- Exercise details
Leave out all pictures and give back precisely the lines from the line with "Reproduce this chart" to the line with "yticks = [0, 20, 40, 60, 80]", including those two lines.

- Supplied records
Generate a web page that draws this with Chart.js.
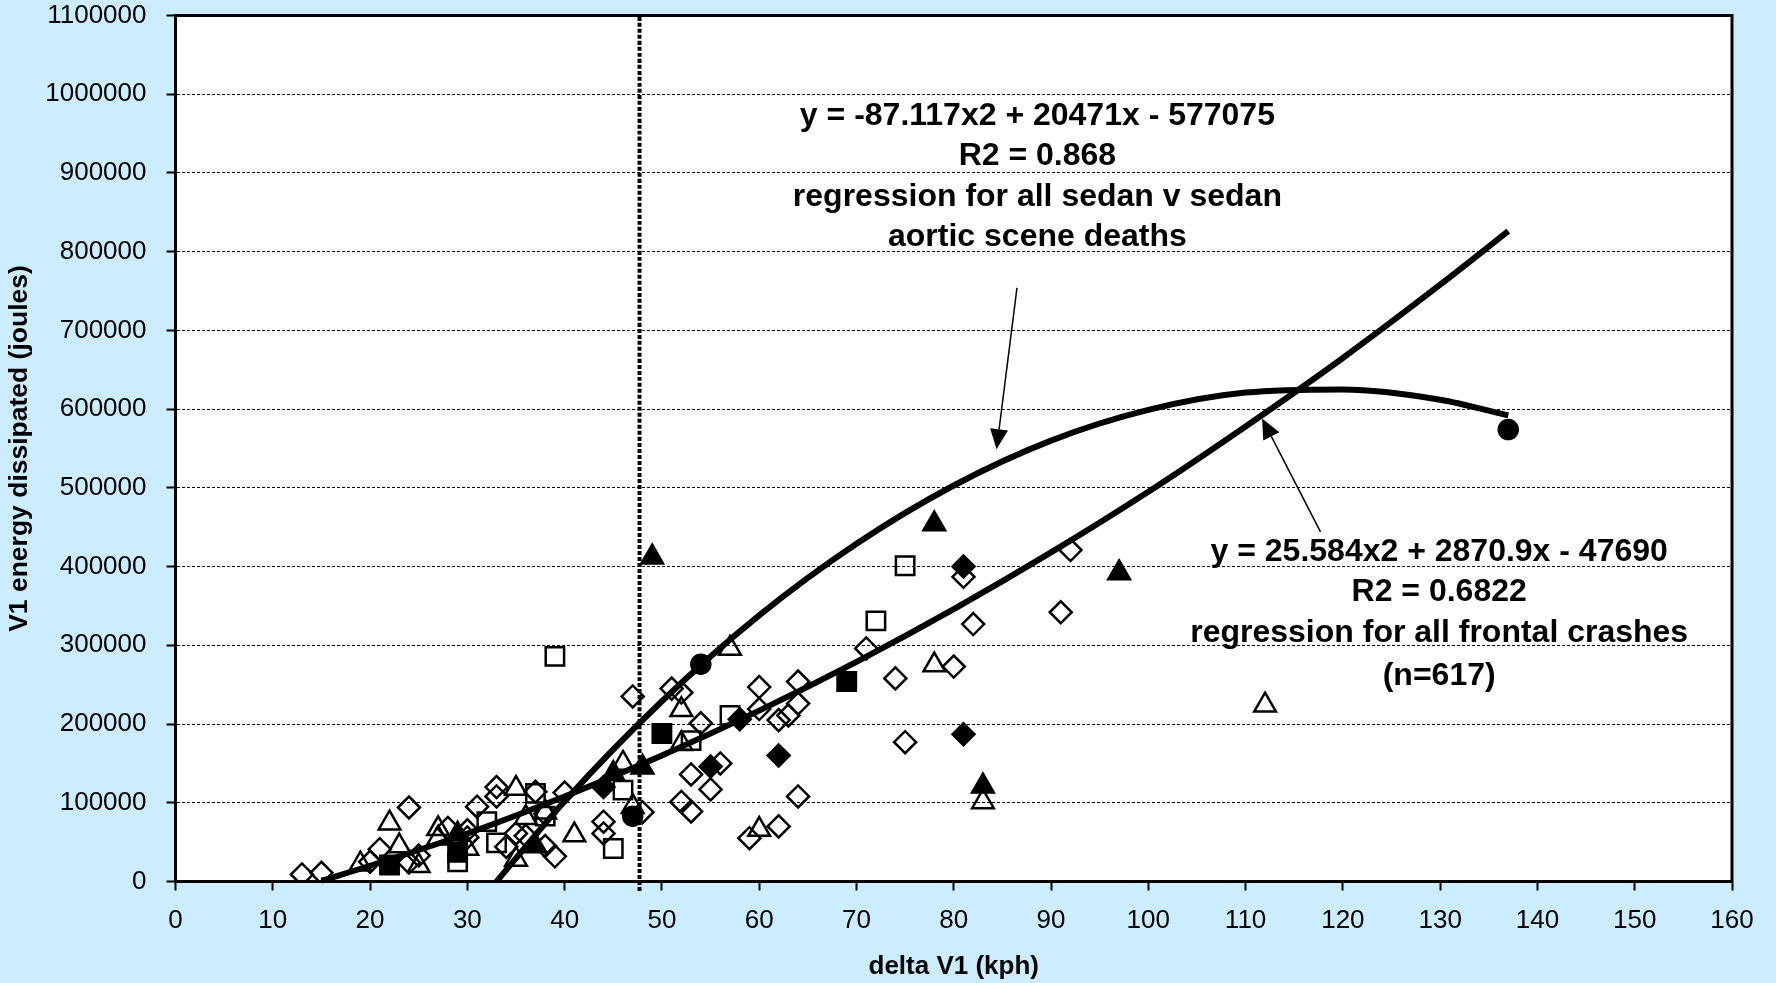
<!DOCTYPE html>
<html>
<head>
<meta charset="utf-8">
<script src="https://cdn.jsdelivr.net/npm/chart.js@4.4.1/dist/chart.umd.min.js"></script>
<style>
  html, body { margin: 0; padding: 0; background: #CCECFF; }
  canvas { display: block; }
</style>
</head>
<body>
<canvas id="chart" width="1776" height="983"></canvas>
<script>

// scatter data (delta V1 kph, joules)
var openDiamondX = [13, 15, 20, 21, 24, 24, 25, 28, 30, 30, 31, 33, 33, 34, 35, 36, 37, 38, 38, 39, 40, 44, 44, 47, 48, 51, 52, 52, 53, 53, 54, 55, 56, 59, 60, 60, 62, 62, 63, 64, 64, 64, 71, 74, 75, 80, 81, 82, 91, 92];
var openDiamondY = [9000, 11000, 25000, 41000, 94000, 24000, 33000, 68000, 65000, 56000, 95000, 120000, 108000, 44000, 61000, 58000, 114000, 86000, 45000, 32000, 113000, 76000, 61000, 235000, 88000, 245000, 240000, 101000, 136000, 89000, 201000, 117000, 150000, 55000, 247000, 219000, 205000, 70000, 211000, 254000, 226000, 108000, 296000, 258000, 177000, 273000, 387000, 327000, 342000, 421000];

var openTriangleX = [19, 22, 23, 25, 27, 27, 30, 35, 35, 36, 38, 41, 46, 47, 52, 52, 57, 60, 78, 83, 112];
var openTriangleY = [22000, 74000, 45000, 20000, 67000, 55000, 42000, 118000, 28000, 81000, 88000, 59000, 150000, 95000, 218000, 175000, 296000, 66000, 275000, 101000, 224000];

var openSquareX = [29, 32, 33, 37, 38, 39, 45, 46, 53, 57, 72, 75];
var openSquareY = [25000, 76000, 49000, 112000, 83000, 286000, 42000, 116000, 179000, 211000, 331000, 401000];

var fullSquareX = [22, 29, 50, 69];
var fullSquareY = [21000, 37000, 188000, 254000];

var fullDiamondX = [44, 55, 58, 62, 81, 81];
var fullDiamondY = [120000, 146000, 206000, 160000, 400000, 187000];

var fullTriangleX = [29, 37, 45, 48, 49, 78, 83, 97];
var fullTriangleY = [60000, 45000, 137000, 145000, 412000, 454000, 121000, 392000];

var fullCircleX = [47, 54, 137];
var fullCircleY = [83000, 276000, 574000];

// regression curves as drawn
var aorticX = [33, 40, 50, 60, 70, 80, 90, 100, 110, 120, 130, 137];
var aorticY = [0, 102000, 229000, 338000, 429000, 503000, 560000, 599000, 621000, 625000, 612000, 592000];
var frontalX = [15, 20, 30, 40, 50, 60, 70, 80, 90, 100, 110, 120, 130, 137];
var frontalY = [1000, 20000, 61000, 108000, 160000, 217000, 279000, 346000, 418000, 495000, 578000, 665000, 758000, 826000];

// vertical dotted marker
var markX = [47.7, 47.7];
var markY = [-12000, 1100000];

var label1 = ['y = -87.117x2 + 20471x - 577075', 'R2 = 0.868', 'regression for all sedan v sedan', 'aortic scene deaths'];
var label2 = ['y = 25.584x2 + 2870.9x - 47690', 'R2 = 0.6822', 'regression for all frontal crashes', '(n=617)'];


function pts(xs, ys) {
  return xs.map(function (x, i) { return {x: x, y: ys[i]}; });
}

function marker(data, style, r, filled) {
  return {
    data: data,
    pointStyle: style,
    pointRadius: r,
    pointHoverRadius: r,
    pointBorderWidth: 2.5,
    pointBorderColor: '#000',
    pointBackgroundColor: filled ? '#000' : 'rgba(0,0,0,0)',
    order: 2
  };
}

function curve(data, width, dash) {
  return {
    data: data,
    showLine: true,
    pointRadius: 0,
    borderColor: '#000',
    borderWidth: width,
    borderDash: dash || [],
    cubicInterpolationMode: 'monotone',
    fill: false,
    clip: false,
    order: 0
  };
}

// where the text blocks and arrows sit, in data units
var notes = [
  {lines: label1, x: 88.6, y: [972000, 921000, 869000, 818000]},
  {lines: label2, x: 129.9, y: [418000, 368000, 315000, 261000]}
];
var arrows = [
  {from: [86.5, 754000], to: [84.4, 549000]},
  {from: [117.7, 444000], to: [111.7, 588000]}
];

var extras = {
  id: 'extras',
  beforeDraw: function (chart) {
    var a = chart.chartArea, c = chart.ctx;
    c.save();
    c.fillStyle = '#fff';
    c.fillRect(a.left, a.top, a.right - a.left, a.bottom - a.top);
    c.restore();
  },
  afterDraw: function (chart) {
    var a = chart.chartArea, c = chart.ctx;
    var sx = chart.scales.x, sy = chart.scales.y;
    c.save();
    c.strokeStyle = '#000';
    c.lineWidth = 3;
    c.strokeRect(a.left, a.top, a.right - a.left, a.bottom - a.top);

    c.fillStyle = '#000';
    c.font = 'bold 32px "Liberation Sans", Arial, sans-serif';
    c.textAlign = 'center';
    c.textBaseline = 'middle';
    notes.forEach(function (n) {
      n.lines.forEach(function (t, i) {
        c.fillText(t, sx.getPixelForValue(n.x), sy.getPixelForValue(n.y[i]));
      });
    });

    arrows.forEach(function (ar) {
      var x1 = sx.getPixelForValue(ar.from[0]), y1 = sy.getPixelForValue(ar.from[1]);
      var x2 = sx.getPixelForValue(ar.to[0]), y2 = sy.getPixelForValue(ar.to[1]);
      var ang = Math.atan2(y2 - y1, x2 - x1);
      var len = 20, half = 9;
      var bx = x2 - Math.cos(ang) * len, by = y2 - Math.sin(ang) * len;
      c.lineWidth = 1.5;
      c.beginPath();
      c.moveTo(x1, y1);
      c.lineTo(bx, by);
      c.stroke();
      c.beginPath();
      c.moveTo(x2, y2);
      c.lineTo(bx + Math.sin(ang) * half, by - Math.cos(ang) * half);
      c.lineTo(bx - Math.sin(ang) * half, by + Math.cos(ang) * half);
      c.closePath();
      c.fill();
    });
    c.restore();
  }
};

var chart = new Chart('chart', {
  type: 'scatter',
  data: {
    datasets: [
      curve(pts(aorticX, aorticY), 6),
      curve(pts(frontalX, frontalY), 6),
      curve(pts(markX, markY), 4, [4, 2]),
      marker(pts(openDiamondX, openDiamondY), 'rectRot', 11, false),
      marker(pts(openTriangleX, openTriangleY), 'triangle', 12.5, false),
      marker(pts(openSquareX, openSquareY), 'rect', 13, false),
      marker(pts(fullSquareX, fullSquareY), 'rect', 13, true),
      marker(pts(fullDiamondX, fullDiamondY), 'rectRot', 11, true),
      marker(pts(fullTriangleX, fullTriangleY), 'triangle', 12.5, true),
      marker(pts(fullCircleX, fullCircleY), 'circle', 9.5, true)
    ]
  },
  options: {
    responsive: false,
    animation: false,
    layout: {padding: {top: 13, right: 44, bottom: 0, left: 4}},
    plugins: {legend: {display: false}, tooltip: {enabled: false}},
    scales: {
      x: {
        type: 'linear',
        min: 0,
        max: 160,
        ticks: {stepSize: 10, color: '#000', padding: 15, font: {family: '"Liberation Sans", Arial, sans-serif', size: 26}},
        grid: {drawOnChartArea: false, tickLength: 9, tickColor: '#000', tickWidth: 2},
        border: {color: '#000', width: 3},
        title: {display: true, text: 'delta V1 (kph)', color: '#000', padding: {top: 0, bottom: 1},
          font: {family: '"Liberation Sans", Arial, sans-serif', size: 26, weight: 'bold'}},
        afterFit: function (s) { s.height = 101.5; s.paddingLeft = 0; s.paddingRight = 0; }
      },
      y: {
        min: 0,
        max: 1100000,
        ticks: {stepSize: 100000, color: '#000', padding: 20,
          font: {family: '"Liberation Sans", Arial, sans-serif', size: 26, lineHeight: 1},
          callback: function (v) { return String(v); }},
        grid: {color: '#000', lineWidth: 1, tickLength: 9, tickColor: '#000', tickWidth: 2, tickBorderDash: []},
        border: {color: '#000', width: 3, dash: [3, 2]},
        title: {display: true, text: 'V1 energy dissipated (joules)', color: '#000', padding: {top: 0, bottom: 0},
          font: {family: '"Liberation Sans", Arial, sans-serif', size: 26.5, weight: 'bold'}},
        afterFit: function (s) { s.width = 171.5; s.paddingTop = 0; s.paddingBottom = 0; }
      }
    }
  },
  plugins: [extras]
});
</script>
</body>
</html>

* * *

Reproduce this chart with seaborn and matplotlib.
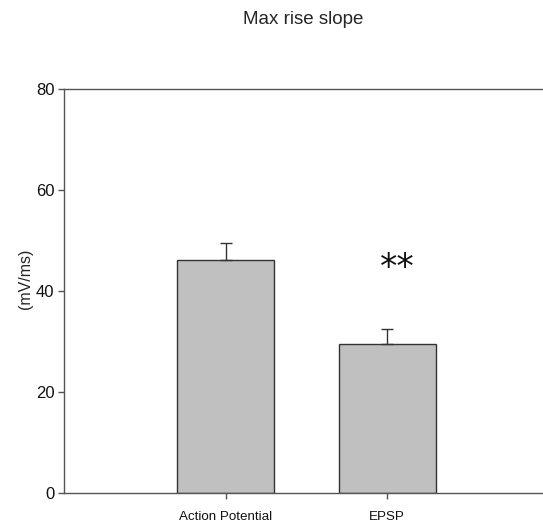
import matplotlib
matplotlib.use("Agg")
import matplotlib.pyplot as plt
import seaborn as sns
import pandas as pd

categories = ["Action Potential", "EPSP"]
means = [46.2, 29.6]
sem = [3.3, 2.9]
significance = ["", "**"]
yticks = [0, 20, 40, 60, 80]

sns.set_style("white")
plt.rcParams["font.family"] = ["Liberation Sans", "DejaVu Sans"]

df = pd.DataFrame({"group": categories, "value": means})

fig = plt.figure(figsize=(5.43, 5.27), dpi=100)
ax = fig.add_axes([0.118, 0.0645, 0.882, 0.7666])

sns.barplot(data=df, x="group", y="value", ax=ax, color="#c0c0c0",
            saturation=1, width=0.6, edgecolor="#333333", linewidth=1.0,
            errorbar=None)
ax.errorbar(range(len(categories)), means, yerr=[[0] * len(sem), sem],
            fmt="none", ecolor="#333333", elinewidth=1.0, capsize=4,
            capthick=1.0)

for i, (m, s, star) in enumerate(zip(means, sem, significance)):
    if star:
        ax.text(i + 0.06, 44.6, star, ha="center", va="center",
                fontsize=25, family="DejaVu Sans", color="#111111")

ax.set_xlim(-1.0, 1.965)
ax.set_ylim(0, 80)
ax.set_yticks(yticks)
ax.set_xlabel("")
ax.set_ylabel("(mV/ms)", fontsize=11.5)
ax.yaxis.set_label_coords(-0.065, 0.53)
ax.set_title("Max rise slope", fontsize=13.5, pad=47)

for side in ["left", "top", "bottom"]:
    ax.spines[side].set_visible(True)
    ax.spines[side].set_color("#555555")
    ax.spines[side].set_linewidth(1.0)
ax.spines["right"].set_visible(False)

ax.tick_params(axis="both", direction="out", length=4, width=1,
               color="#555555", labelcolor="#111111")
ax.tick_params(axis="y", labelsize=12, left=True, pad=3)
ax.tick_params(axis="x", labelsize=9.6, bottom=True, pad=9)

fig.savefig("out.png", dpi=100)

* * *

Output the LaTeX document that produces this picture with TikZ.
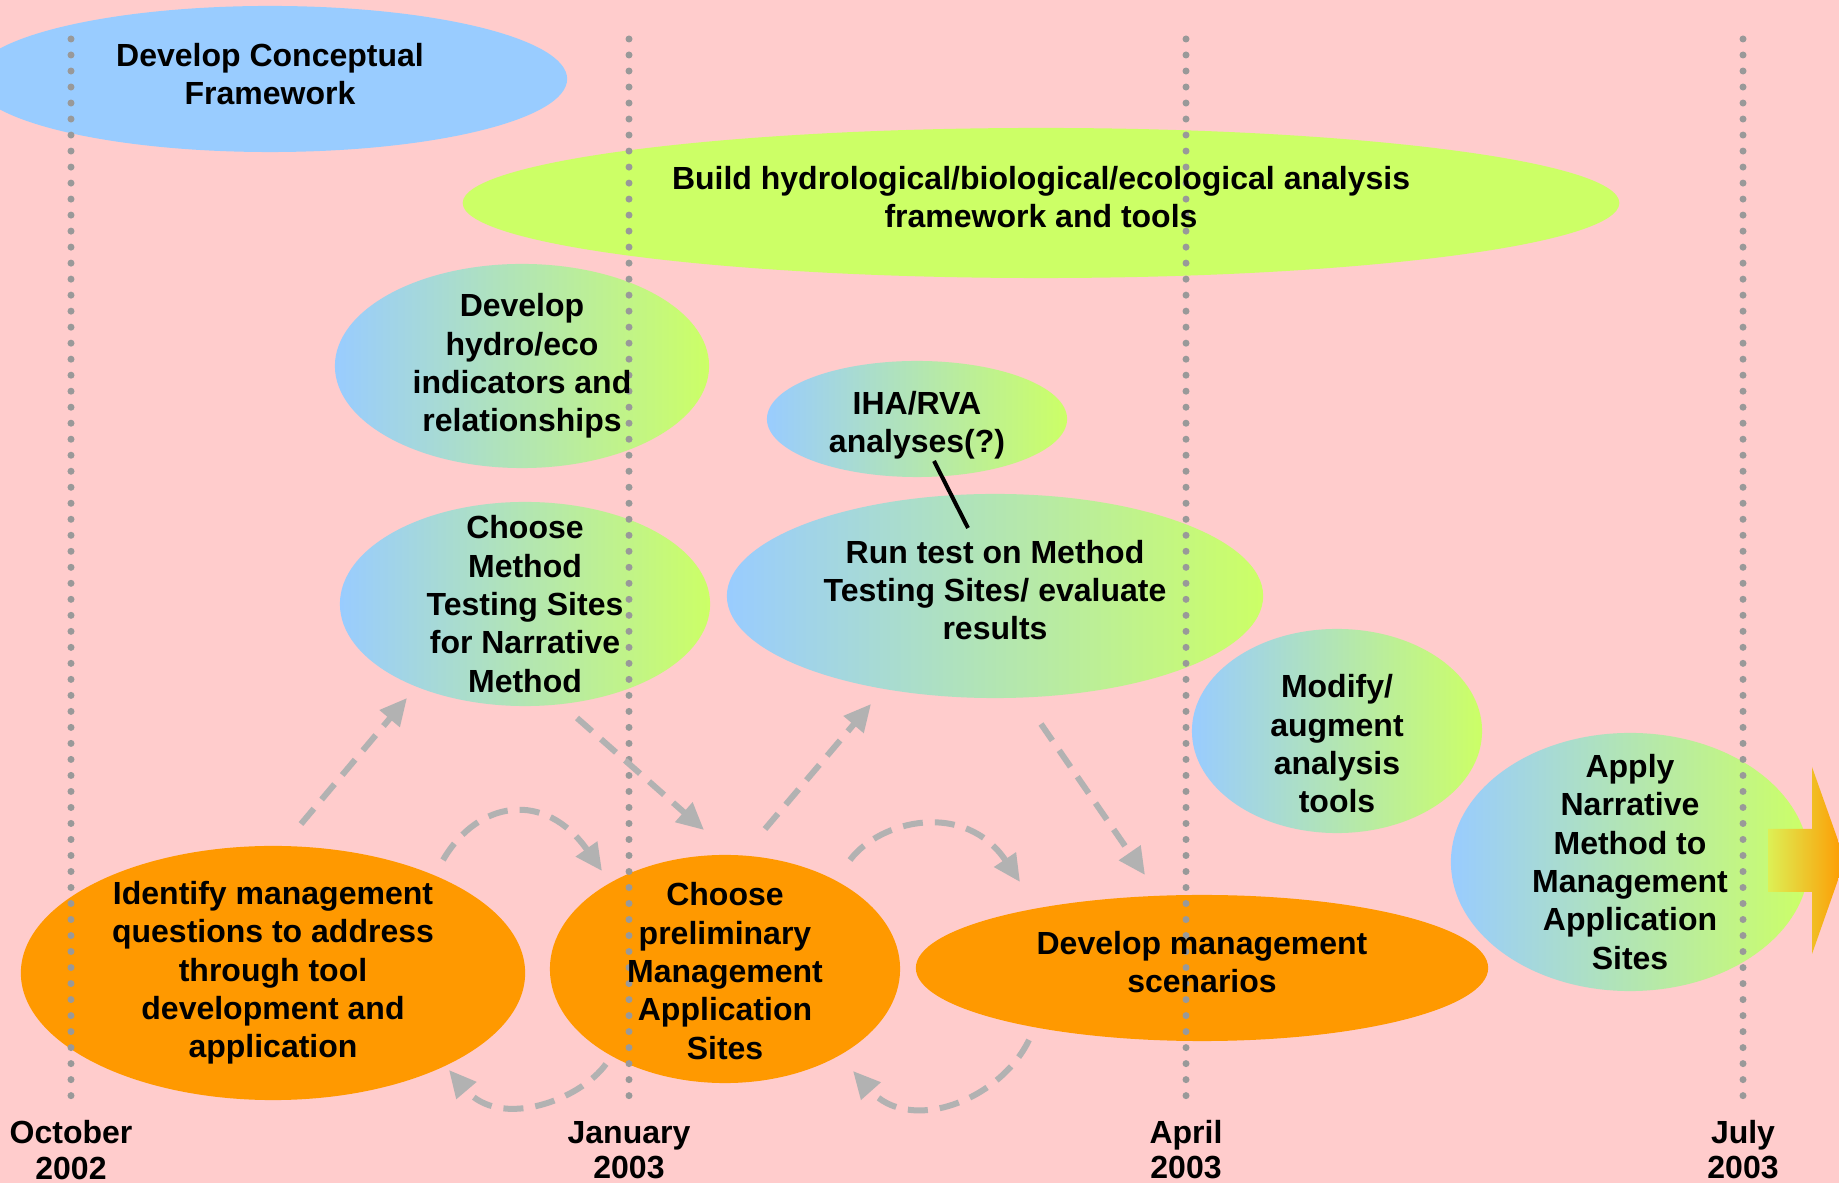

- Output of the exercise
Reproduce this chart with seaborn and matplotlib.
import matplotlib
matplotlib.use("Agg")
import matplotlib.pyplot as plt
import seaborn as sns
import pandas as pd

categories = ["Action Potential", "EPSP"]
means = [46.2, 29.6]
sem = [3.3, 2.9]
significance = ["", "**"]
yticks = [0, 20, 40, 60, 80]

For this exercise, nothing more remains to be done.